STORED DATA:
----

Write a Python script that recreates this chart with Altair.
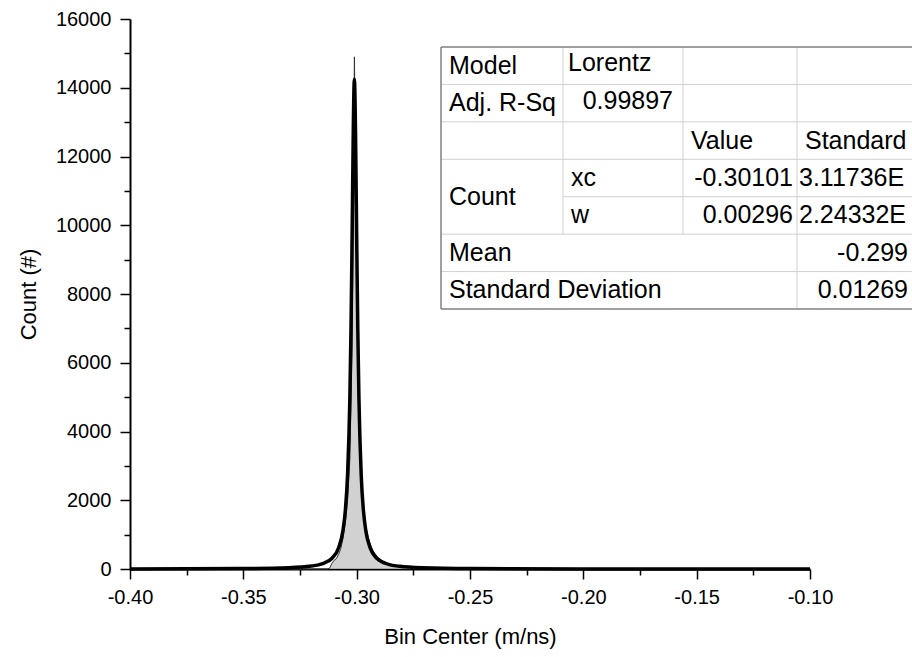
import altair as alt
import pandas as pd

# ---------------- data ----------------
hist_x = [-0.330, -0.320, -0.313, -0.312, -0.311, -0.310, -0.309, -0.308, -0.307,
          -0.306, -0.305, -0.304, -0.303, -0.302, -0.301, -0.300, -0.299, -0.298,
          -0.297, -0.296, -0.295, -0.294, -0.293, -0.292, -0.291, -0.290, -0.288,
          -0.286, -0.284, -0.282, -0.280, -0.275, -0.270, -0.260, -0.250]
hist_y = [0, 0, 0, 20, 150, 250, 300, 420, 600,
          900, 1350, 2000, 3200, 6500, 14900, 9900, 5200, 2900,
          1800, 1250, 950, 720, 560, 450, 370, 300, 210,
          150, 110, 80, 60, 30, 15, 5, 0]

fit_x = [-0.40, -0.35, -0.33, -0.32, -0.315, -0.311, -0.308, -0.306, -0.305,
         -0.304, -0.303, -0.3025, -0.302, -0.3015, -0.30101, -0.3005, -0.300,
         -0.2995, -0.299, -0.298, -0.297, -0.296, -0.294, -0.291, -0.286, -0.281,
         -0.271, -0.25, -0.20, -0.10]
fit_y = [3, 13, 37, 85, 157, 305, 610, 1140, 1700,
         2770, 5000, 7000, 9740, 12750, 14250, 12700, 9700,
         6960, 4970, 2740, 1690, 1130, 607, 303, 137, 77,
         35, 12, 3, 1]

x_major = [-0.40, -0.35, -0.30, -0.25, -0.20, -0.15, -0.10]
x_minor = [-0.375, -0.325, -0.275, -0.225, -0.175, -0.125]
y_major = [0, 2000, 4000, 6000, 8000, 10000, 12000, 14000, 16000]
y_minor = [1000, 3000, 5000, 7000, 9000, 11000, 13000, 15000]

# fit-result table contents
tbl_left_text = ["Model", "Lorentz", "Adj. R-Sq", "Value", "Standard", "Count", "xc", "w",
                 "3.11736E", "2.24332E", "Mean", "Standard Deviation"]
tbl_right_text = ["0.99897", "-0.30101", "0.00296", "-0.299", "0.01269"]

# ---------------- layout ----------------
W, H = 680, 550
FONT = "Liberation Sans"
X_DOM = [-0.40, -0.10]
Y_DOM = [0, 16000]

# table layout (pixel-like table units; row units)
col_edges = [0, 122, 242, 356, 480]
tbl_left_x = [8, 127, 8, 250, 364, 8, 130, 130, 358, 358, 8, 8]
tbl_left_row = [0.5, 0.42, 1.5, 2.5, 2.5, 4.0, 3.5, 4.5, 3.5, 4.5, 5.5, 6.5]
tbl_right_x = [232, 352, 352, 467, 467]
tbl_right_row = [1.44, 3.5, 4.5, 5.5, 6.5]
ROW_PX = 37.43
TBL_LEFT_PX = 311   # offset of table from plot left
TBL_TOP_PX = 28     # offset of table from plot top

hist_df = pd.DataFrame({"x": hist_x, "y": hist_y})
fit_df = pd.DataFrame({"x": fit_x, "y": fit_y})

xs = alt.Scale(domain=X_DOM, nice=False, zero=False)
ys = alt.Scale(domain=Y_DOM, nice=False, zero=False)

common_axis = dict(labelFont=FONT, labelFontSize=20, labelColor="black",
                   tickColor="black", tickWidth=1.5, domainColor="black",
                   domainWidth=2, grid=False, titleFont=FONT, titleFontSize=22,
                   titleFontWeight="normal", titleColor="black",
                   labelFlush=False, labelOverlap=False)

ax_x = alt.Axis(values=x_major, tickSize=10, labelPadding=8,
                labelExpr="replace(format(datum.value, '.2f'), '\u2212', '-')",
                title="Bin Center (m/ns)", titlePadding=19, orient="bottom",
                **common_axis)
ax_y = alt.Axis(values=y_major, tickSize=10, labelPadding=9, format="d",
                title="Count (#)", titlePadding=15, orient="left", **common_axis)
ax_x_minor = alt.Axis(values=x_minor, tickSize=6, tickWidth=1.5, tickColor="black",
                      labels=False, domain=False, grid=False, title=None, orient="bottom")
ax_y_minor = alt.Axis(values=y_minor, tickSize=6, tickWidth=1.5, tickColor="black",
                      labels=False, domain=False, grid=False, title=None, orient="left")

hist = alt.Chart(hist_df).mark_area(
    color="#bdbdbd", line={"color": "#333333", "strokeWidth": 1}, interpolate="linear"
).encode(x=alt.X("x:Q", scale=xs, axis=ax_x), y=alt.Y("y:Q", scale=ys, axis=ax_y))

fit = alt.Chart(fit_df).mark_line(
    color="black", strokeWidth=3.5, interpolate="monotone"
).encode(x=alt.X("x:Q", scale=xs, axis=None), y=alt.Y("y:Q", scale=ys, axis=None))

minor = alt.Chart(fit_df).mark_point(opacity=0).encode(
    x=alt.X("x:Q", scale=xs, axis=ax_x_minor), y=alt.Y("y:Q", scale=ys, axis=ax_y_minor))

# ---------- table ----------
tx = alt.Scale(domain=[-TBL_LEFT_PX, W - TBL_LEFT_PX], nice=False, zero=False)
ty = alt.Scale(domain=[-TBL_TOP_PX / ROW_PX, (H - TBL_TOP_PX) / ROW_PX],
               nice=False, zero=False, reverse=True)

right = col_edges[-1]
bg_df = pd.DataFrame({"x": [0], "x2": [right], "y": [0], "y2": [7]})
inner_df = pd.DataFrame({
    "x":  [0, 0, 0, col_edges[1], 0, 0, col_edges[1], col_edges[2], col_edges[3]],
    "x2": [right, right, right, right, right, right, col_edges[1], col_edges[2], col_edges[3]],
    "y":  [1, 2, 3, 4, 5, 6, 0, 0, 0],
    "y2": [1, 2, 3, 4, 5, 6, 5, 5, 7],
})
outer_df = pd.DataFrame({
    "x":  [0, 0, 0, right],
    "x2": [right, right, 0, right],
    "y":  [0, 7, 0, 0],
    "y2": [0, 7, 7, 7],
})
left_df = pd.DataFrame({"t": tbl_left_text, "x": tbl_left_x, "y": tbl_left_row})
right_df = pd.DataFrame({"t": tbl_right_text, "x": tbl_right_x, "y": tbl_right_row})

def enc2(ch):
    return ch.encode(x=alt.X("x:Q", scale=tx, axis=None), x2="x2:Q",
                     y=alt.Y("y:Q", scale=ty, axis=None), y2="y2:Q")

tbl_bg = enc2(alt.Chart(bg_df).mark_rect(fill="white", clip=False))
tbl_inner = enc2(alt.Chart(inner_df).mark_rule(color="#d0d0d0", strokeWidth=1, clip=False))
tbl_outer = enc2(alt.Chart(outer_df).mark_rule(color="#808080", strokeWidth=1.5, clip=False))
tbl_lt = alt.Chart(left_df).mark_text(
    align="left", baseline="middle", font=FONT, fontSize=25, color="black", clip=False
).encode(x=alt.X("x:Q", scale=tx, axis=None), y=alt.Y("y:Q", scale=ty, axis=None), text="t:N")
tbl_rt = alt.Chart(right_df).mark_text(
    align="right", baseline="middle", font=FONT, fontSize=25, color="black", clip=False
).encode(x=alt.X("x:Q", scale=tx, axis=None), y=alt.Y("y:Q", scale=ty, axis=None), text="t:N")

chart = alt.layer(
    hist, fit, minor, tbl_bg, tbl_inner, tbl_outer, tbl_lt, tbl_rt
).resolve_scale(
    x="independent", y="independent"
).properties(
    width=W, height=H,
    autosize=alt.AutoSizeParams(type="none"),
    padding={"left": 130, "top": 19, "right": 912 - 130 - W, "bottom": 657 - 19 - H},
    background="white",
).configure_view(stroke=None)

chart.save("out.html", embed_options={"renderer": "svg", "actions": False})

----

EXERCISE DIRECTIONS: Quote the data above in full, leaving out the pictures it holds.

EXERCISE ANSWER:
Write a Python script that recreates this chart with Altair.
import altair as alt
import pandas as pd

# ---------------- data ----------------
hist_x = [-0.330, -0.320, -0.313, -0.312, -0.311, -0.310, -0.309, -0.308, -0.307,
          -0.306, -0.305, -0.304, -0.303, -0.302, -0.301, -0.300, -0.299, -0.298,
          -0.297, -0.296, -0.295, -0.294, -0.293, -0.292, -0.291, -0.290, -0.288,
          -0.286, -0.284, -0.282, -0.280, -0.275, -0.270, -0.260, -0.250]
hist_y = [0, 0, 0, 20, 150, 250, 300, 420, 600,
          900, 1350, 2000, 3200, 6500, 14900, 9900, 5200, 2900,
          1800, 1250, 950, 720, 560, 450, 370, 300, 210,
          150, 110, 80, 60, 30, 15, 5, 0]

fit_x = [-0.40, -0.35, -0.33, -0.32, -0.315, -0.311, -0.308, -0.306, -0.305,
         -0.304, -0.303, -0.3025, -0.302, -0.3015, -0.30101, -0.3005, -0.300,
         -0.2995, -0.299, -0.298, -0.297, -0.296, -0.294, -0.291, -0.286, -0.281,
         -0.271, -0.25, -0.20, -0.10]
fit_y = [3, 13, 37, 85, 157, 305, 610, 1140, 1700,
         2770, 5000, 7000, 9740, 12750, 14250, 12700, 9700,
         6960, 4970, 2740, 1690, 1130, 607, 303, 137, 77,
         35, 12, 3, 1]

x_major = [-0.40, -0.35, -0.30, -0.25, -0.20, -0.15, -0.10]
x_minor = [-0.375, -0.325, -0.275, -0.225, -0.175, -0.125]
y_major = [0, 2000, 4000, 6000, 8000, 10000, 12000, 14000, 16000]
y_minor = [1000, 3000, 5000, 7000, 9000, 11000, 13000, 15000]

# fit-result table contents
tbl_left_text = ["Model", "Lorentz", "Adj. R-Sq", "Value", "Standard", "Count", "xc", "w",
                 "3.11736E", "2.24332E", "Mean", "Standard Deviation"]
tbl_right_text = ["0.99897", "-0.30101", "0.00296", "-0.299", "0.01269"]

# ---------------- layout ----------------
W, H = 680, 550
FONT = "Liberation Sans"
X_DOM = [-0.40, -0.10]
Y_DOM = [0, 16000]

# table layout (pixel-like table units; row units)
col_edges = [0, 122, 242, 356, 480]
tbl_left_x = [8, 127, 8, 250, 364, 8, 130, 130, 358, 358, 8, 8]
tbl_left_row = [0.5, 0.42, 1.5, 2.5, 2.5, 4.0, 3.5, 4.5, 3.5, 4.5, 5.5, 6.5]
tbl_right_x = [232, 352, 352, 467, 467]
tbl_right_row = [1.44, 3.5, 4.5, 5.5, 6.5]
ROW_PX = 37.43
TBL_LEFT_PX = 311   # offset of table from plot left
TBL_TOP_PX = 28     # offset of table from plot top

hist_df = pd.DataFrame({"x": hist_x, "y": hist_y})
fit_df = pd.DataFrame({"x": fit_x, "y": fit_y})

xs = alt.Scale(domain=X_DOM, nice=False, zero=False)
ys = alt.Scale(domain=Y_DOM, nice=False, zero=False)

common_axis = dict(labelFont=FONT, labelFontSize=20, labelColor="black",
                   tickColor="black", tickWidth=1.5, domainColor="black",
                   domainWidth=2, grid=False, titleFont=FONT, titleFontSize=22,
                   titleFontWeight="normal", titleColor="black",
                   labelFlush=False, labelOverlap=False)

ax_x = alt.Axis(values=x_major, tickSize=10, labelPadding=8,
                labelExpr="replace(format(datum.value, '.2f'), '\u2212', '-')",
                title="Bin Center (m/ns)", titlePadding=19, orient="bottom",
                **common_axis)
ax_y = alt.Axis(values=y_major, tickSize=10, labelPadding=9, format="d",
                title="Count (#)", titlePadding=15, orient="left", **common_axis)
ax_x_minor = alt.Axis(values=x_minor, tickSize=6, tickWidth=1.5, tickColor="black",
                      labels=False, domain=False, grid=False, title=None, orient="bottom")
ax_y_minor = alt.Axis(values=y_minor, tickSize=6, tickWidth=1.5, tickColor="black",
                      labels=False, domain=False, grid=False, title=None, orient="left")

hist = alt.Chart(hist_df).mark_area(
    color="#bdbdbd", line={"color": "#333333", "strokeWidth": 1}, interpolate="linear"
).encode(x=alt.X("x:Q", scale=xs, axis=ax_x), y=alt.Y("y:Q", scale=ys, axis=ax_y))

fit = alt.Chart(fit_df).mark_line(
    color="black", strokeWidth=3.5, interpolate="monotone"
).encode(x=alt.X("x:Q", scale=xs, axis=None), y=alt.Y("y:Q", scale=ys, axis=None))

minor = alt.Chart(fit_df).mark_point(opacity=0).encode(
    x=alt.X("x:Q", scale=xs, axis=ax_x_minor), y=alt.Y("y:Q", scale=ys, axis=ax_y_minor))

# ---------- table ----------
tx = alt.Scale(domain=[-TBL_LEFT_PX, W - TBL_LEFT_PX], nice=False, zero=False)
ty = alt.Scale(domain=[-TBL_TOP_PX / ROW_PX, (H - TBL_TOP_PX) / ROW_PX],
               nice=False, zero=False, reverse=True)

right = col_edges[-1]
bg_df = pd.DataFrame({"x": [0], "x2": [right], "y": [0], "y2": [7]})
inner_df = pd.DataFrame({
    "x":  [0, 0, 0, col_edges[1], 0, 0, col_edges[1], col_edges[2], col_edges[3]],
    "x2": [right, right, right, right, right, right, col_edges[1], col_edges[2], col_edges[3]],
    "y":  [1, 2, 3, 4, 5, 6, 0, 0, 0],
    "y2": [1, 2, 3, 4, 5, 6, 5, 5, 7],
})
outer_df = pd.DataFrame({
    "x":  [0, 0, 0, right],
    "x2": [right, right, 0, right],
    "y":  [0, 7, 0, 0],
    "y2": [0, 7, 7, 7],
})
left_df = pd.DataFrame({"t": tbl_left_text, "x": tbl_left_x, "y": tbl_left_row})
right_df = pd.DataFrame({"t": tbl_right_text, "x": tbl_right_x, "y": tbl_right_row})

def enc2(ch):
    return ch.encode(x=alt.X("x:Q", scale=tx, axis=None), x2="x2:Q",
                     y=alt.Y("y:Q", scale=ty, axis=None), y2="y2:Q")

tbl_bg = enc2(alt.Chart(bg_df).mark_rect(fill="white", clip=False))
tbl_inner = enc2(alt.Chart(inner_df).mark_rule(color="#d0d0d0", strokeWidth=1, clip=False))
tbl_outer = enc2(alt.Chart(outer_df).mark_rule(color="#808080", strokeWidth=1.5, clip=False))
tbl_lt = alt.Chart(left_df).mark_text(
    align="left", baseline="middle", font=FONT, fontSize=25, color="black", clip=False
).encode(x=alt.X("x:Q", scale=tx, axis=None), y=alt.Y("y:Q", scale=ty, axis=None), text="t:N")
tbl_rt = alt.Chart(right_df).mark_text(
    align="right", baseline="middle", font=FONT, fontSize=25, color="black", clip=False
).encode(x=alt.X("x:Q", scale=tx, axis=None), y=alt.Y("y:Q", scale=ty, axis=None), text="t:N")

chart = alt.layer(
    hist, fit, minor, tbl_bg, tbl_inner, tbl_outer, tbl_lt, tbl_rt
).resolve_scale(
    x="independent", y="independent"
).properties(
    width=W, height=H,
    autosize=alt.AutoSizeParams(type="none"),
    padding={"left": 130, "top": 19, "right": 912 - 130 - W, "bottom": 657 - 19 - H},
    background="white",
).configure_view(stroke=None)

chart.save("out.html", embed_options={"renderer": "svg", "actions": False})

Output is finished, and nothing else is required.